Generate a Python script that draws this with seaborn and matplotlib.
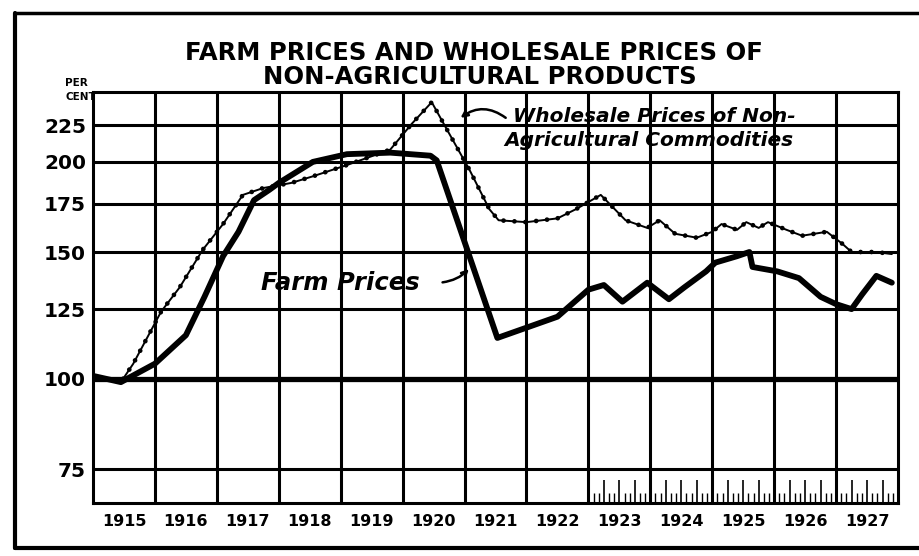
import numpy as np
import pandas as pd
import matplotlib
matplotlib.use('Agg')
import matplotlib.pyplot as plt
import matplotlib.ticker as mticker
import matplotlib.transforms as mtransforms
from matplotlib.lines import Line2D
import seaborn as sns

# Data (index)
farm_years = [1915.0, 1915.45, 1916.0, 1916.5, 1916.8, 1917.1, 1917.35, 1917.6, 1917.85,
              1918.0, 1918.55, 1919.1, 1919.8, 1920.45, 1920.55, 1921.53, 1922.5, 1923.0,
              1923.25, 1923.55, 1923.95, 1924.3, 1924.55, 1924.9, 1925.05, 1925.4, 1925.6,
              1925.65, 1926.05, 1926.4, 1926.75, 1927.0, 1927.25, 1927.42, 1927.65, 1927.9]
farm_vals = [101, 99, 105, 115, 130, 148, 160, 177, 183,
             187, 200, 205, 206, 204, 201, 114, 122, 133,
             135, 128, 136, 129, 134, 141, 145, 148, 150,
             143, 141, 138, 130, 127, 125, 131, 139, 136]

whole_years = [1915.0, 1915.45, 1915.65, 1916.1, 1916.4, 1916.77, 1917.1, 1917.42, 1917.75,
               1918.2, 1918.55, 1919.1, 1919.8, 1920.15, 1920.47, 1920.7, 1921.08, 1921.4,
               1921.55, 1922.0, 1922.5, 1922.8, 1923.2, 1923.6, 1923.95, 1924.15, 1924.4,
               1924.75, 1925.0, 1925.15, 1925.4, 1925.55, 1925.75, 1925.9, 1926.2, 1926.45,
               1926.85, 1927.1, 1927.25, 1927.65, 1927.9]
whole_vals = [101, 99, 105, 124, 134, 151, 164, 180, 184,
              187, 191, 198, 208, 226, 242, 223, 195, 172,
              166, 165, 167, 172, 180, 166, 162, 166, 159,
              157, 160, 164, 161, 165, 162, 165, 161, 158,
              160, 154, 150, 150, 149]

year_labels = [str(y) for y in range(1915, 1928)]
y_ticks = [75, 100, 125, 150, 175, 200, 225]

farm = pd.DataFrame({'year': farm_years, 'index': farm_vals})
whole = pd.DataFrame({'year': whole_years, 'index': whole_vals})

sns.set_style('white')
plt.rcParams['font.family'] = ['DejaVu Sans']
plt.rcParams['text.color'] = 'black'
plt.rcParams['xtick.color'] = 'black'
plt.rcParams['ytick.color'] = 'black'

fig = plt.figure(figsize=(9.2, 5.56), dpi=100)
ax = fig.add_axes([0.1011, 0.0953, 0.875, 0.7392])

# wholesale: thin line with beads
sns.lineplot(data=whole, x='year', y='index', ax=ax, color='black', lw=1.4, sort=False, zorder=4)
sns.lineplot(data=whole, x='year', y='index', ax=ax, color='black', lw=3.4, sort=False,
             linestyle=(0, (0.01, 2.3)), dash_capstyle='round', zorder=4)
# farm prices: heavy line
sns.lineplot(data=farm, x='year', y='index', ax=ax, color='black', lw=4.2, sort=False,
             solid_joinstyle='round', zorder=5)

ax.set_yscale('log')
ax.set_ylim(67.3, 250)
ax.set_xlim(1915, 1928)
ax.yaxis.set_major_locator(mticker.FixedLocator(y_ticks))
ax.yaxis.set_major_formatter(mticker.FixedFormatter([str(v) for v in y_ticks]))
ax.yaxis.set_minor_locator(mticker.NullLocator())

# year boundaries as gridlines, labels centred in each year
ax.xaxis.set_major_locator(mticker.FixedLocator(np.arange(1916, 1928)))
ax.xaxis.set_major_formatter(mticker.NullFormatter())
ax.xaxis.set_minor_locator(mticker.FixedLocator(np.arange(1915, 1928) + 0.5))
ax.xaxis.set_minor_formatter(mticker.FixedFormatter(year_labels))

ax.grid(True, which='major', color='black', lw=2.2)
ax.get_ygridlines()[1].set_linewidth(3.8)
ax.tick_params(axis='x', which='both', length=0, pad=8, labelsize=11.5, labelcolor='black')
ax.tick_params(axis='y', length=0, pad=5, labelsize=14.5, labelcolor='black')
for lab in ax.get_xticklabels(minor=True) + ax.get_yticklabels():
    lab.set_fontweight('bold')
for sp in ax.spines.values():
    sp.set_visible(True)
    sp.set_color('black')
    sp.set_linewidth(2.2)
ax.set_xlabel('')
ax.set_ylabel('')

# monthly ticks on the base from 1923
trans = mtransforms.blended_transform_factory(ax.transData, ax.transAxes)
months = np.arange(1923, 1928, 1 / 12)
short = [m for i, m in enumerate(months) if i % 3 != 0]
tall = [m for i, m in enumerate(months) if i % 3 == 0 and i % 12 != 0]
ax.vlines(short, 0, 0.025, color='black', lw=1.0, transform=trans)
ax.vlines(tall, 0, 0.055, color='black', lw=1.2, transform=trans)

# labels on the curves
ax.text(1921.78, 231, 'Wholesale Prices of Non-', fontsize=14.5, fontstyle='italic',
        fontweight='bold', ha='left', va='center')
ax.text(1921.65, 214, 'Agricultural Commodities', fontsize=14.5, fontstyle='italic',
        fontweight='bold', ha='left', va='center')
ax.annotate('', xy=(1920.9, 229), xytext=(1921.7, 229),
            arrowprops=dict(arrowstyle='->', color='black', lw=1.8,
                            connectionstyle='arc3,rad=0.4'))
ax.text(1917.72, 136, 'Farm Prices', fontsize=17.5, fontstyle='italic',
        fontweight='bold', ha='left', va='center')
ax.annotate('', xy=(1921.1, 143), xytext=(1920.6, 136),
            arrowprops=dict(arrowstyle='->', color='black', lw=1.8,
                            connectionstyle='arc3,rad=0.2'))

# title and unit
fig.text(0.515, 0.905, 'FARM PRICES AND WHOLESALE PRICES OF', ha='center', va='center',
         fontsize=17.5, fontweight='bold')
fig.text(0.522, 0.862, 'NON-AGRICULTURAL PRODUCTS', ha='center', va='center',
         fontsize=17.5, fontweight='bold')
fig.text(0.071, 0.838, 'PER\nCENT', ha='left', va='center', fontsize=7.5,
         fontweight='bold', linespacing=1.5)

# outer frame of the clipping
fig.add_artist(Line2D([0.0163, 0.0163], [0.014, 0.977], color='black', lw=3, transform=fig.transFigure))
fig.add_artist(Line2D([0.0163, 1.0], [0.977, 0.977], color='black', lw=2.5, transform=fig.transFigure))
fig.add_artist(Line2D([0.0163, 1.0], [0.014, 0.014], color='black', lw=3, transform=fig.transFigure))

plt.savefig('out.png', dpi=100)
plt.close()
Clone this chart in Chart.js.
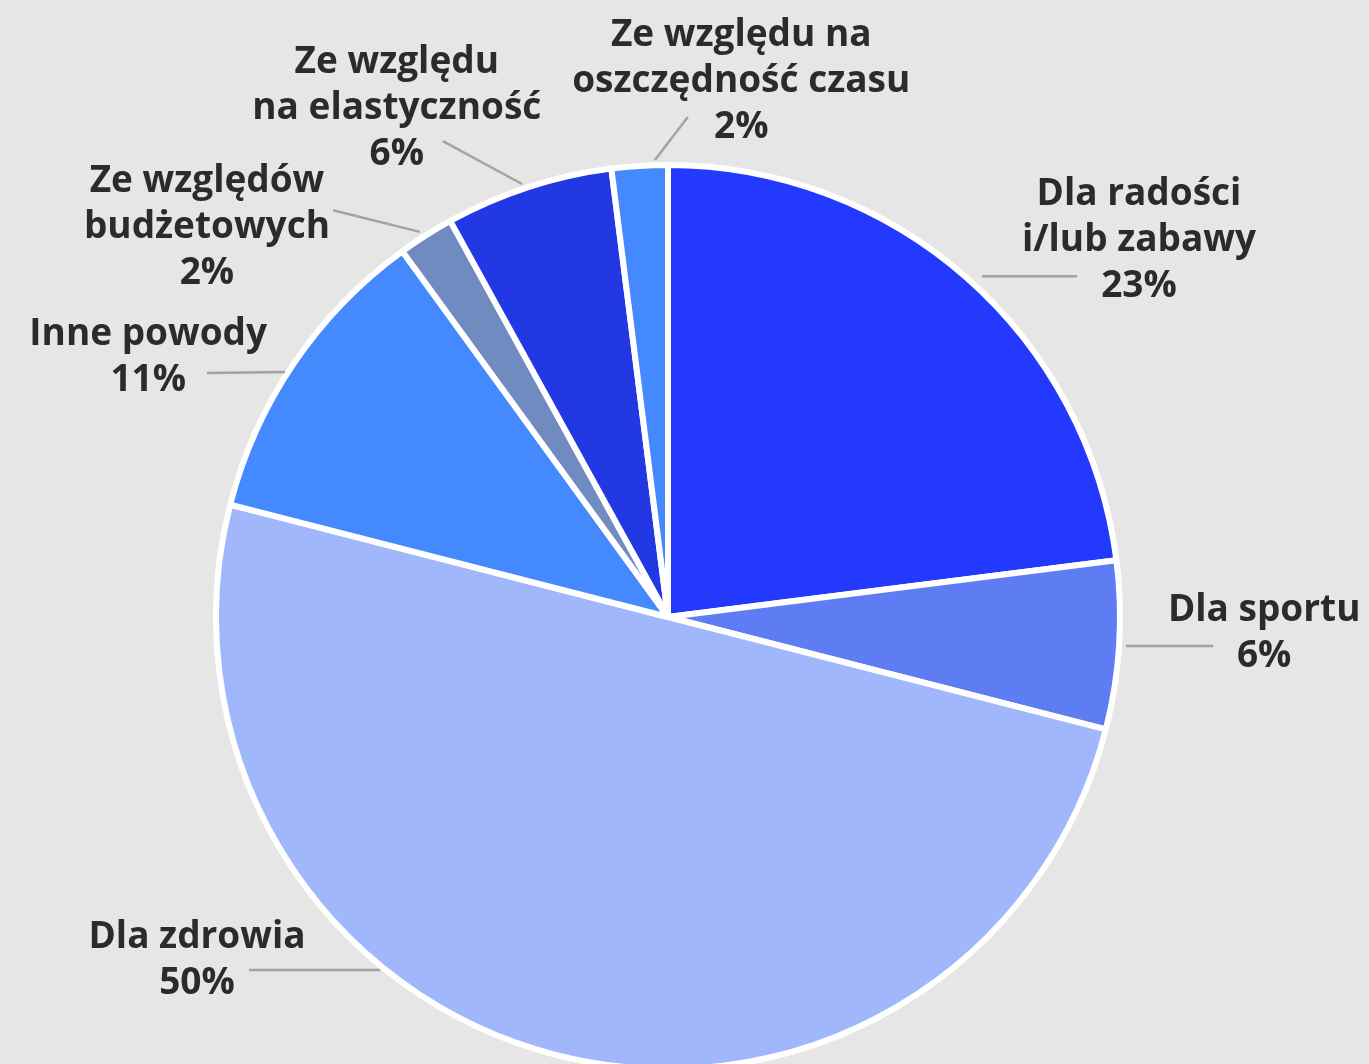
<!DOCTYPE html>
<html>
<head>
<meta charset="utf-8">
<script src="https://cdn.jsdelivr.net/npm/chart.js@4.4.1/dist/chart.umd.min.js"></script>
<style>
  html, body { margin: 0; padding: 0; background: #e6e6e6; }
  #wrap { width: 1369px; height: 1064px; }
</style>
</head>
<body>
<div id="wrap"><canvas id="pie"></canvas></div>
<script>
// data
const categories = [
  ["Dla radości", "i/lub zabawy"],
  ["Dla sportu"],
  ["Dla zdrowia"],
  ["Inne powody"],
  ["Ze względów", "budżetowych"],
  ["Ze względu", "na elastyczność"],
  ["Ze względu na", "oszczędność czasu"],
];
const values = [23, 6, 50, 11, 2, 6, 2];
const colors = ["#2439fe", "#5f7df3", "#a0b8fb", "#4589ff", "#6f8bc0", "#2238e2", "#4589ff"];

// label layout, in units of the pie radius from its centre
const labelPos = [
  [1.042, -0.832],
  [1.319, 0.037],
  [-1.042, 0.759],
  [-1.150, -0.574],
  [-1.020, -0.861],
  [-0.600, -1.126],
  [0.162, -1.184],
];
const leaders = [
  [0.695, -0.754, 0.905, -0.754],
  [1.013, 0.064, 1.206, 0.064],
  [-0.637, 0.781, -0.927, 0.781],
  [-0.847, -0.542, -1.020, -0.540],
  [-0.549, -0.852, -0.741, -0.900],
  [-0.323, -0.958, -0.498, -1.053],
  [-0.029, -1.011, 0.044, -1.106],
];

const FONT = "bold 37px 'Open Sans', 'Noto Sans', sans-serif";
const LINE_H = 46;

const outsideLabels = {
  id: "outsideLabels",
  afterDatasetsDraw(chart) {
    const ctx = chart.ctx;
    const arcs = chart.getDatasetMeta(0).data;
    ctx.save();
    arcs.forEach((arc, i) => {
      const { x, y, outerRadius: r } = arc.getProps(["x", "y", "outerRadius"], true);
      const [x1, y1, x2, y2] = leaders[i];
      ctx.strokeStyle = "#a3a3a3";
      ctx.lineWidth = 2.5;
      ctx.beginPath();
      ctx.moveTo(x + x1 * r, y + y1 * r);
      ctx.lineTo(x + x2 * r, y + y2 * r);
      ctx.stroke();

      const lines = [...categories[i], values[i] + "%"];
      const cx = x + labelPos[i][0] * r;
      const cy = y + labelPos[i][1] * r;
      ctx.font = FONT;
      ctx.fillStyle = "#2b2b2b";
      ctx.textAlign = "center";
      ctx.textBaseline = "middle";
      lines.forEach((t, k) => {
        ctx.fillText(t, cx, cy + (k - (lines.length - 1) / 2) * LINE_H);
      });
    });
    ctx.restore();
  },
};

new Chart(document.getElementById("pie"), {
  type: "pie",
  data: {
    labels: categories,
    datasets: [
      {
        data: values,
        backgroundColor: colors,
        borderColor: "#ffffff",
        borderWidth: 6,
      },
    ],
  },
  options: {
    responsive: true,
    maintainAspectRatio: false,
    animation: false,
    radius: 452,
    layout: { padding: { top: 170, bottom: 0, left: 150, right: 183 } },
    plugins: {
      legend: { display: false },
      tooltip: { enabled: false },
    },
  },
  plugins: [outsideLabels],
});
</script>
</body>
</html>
++++
Repeat the records above exactly, from the first line through the line containing "import seaborn as sns", and leave out the pictures.

[Correct result]
Generate a Python script that draws this with seaborn and matplotlib.
import numpy as np
import pandas as pd
import matplotlib
matplotlib.use('Agg')
import matplotlib.pyplot as plt
import matplotlib.ticker as mticker
import matplotlib.transforms as mtransforms
from matplotlib.lines import Line2D
import seaborn as sns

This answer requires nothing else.